TASK TO CARRY OUT:
Take the lines from the top down to and including the one with "import pandas as pd" and repeat them exactly. Omit images.

* * *

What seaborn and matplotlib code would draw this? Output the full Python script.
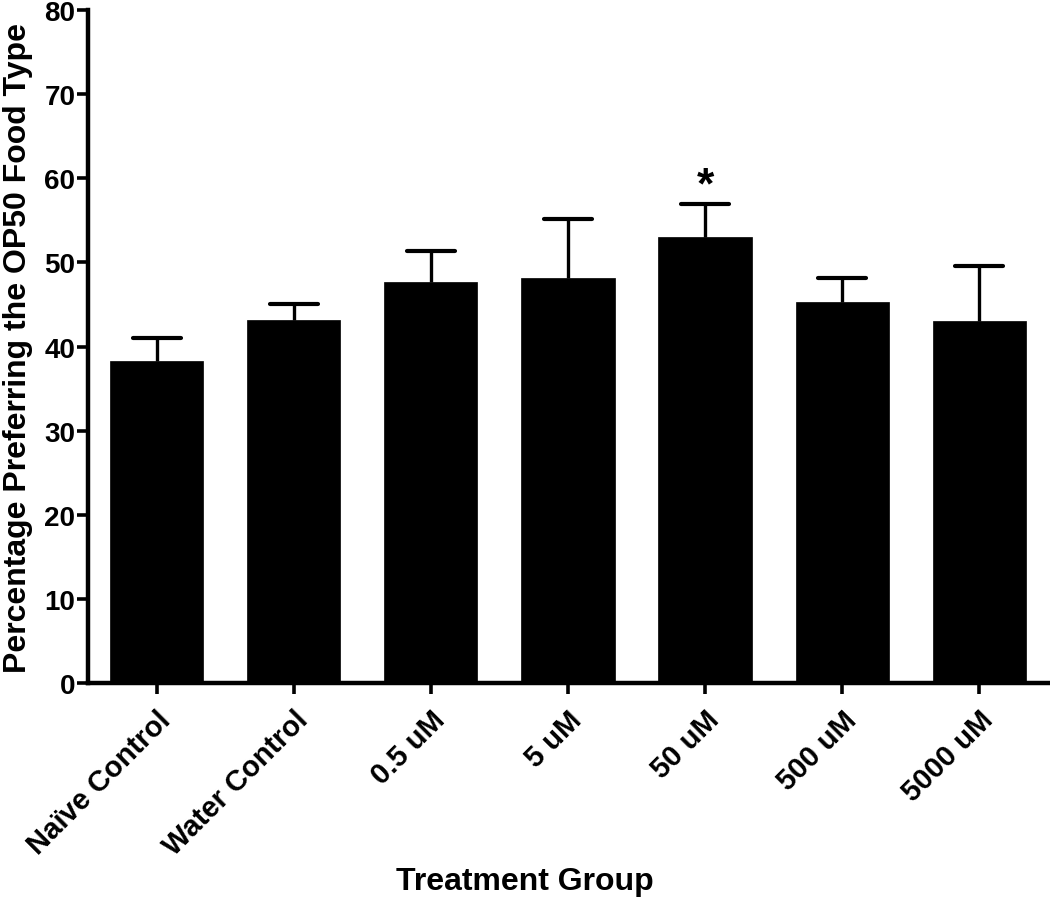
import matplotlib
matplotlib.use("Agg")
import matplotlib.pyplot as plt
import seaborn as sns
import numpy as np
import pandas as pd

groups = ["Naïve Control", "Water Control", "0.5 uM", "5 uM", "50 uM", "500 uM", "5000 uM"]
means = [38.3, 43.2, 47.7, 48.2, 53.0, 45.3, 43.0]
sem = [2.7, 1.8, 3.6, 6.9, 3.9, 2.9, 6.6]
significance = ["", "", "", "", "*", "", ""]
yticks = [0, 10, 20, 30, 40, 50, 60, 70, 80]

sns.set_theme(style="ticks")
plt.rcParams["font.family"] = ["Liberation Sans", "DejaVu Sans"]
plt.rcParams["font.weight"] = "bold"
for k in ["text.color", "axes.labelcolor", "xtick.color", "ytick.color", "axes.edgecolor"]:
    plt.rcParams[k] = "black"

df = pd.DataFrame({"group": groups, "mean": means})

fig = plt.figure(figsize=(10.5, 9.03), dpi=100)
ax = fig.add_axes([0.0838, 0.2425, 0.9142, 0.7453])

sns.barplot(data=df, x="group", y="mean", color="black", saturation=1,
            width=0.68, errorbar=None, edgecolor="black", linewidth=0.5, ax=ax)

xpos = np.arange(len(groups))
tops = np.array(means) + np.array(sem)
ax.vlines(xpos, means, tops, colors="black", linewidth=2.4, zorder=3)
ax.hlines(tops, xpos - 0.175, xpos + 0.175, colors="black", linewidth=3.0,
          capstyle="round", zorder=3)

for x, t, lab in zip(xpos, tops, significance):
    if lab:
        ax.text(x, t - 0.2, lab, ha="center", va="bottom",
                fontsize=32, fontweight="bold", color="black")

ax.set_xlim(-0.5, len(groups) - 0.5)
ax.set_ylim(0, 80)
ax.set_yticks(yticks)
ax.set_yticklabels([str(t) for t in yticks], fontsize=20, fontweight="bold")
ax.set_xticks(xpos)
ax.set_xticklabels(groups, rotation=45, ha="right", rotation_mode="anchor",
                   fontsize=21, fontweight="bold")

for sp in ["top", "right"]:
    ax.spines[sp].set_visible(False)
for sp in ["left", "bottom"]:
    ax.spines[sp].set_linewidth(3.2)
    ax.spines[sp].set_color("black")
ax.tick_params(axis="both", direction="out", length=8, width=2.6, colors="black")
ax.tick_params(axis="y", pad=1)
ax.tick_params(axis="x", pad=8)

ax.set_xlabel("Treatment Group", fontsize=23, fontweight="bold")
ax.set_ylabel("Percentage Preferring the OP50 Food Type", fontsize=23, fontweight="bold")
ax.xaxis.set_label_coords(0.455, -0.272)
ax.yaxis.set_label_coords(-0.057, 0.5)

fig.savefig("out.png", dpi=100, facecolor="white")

* * *

ANSWER TO THE EXERCISE:
What seaborn and matplotlib code would draw this? Output the full Python script.
import matplotlib
matplotlib.use("Agg")
import matplotlib.pyplot as plt
import seaborn as sns
import numpy as np
import pandas as pd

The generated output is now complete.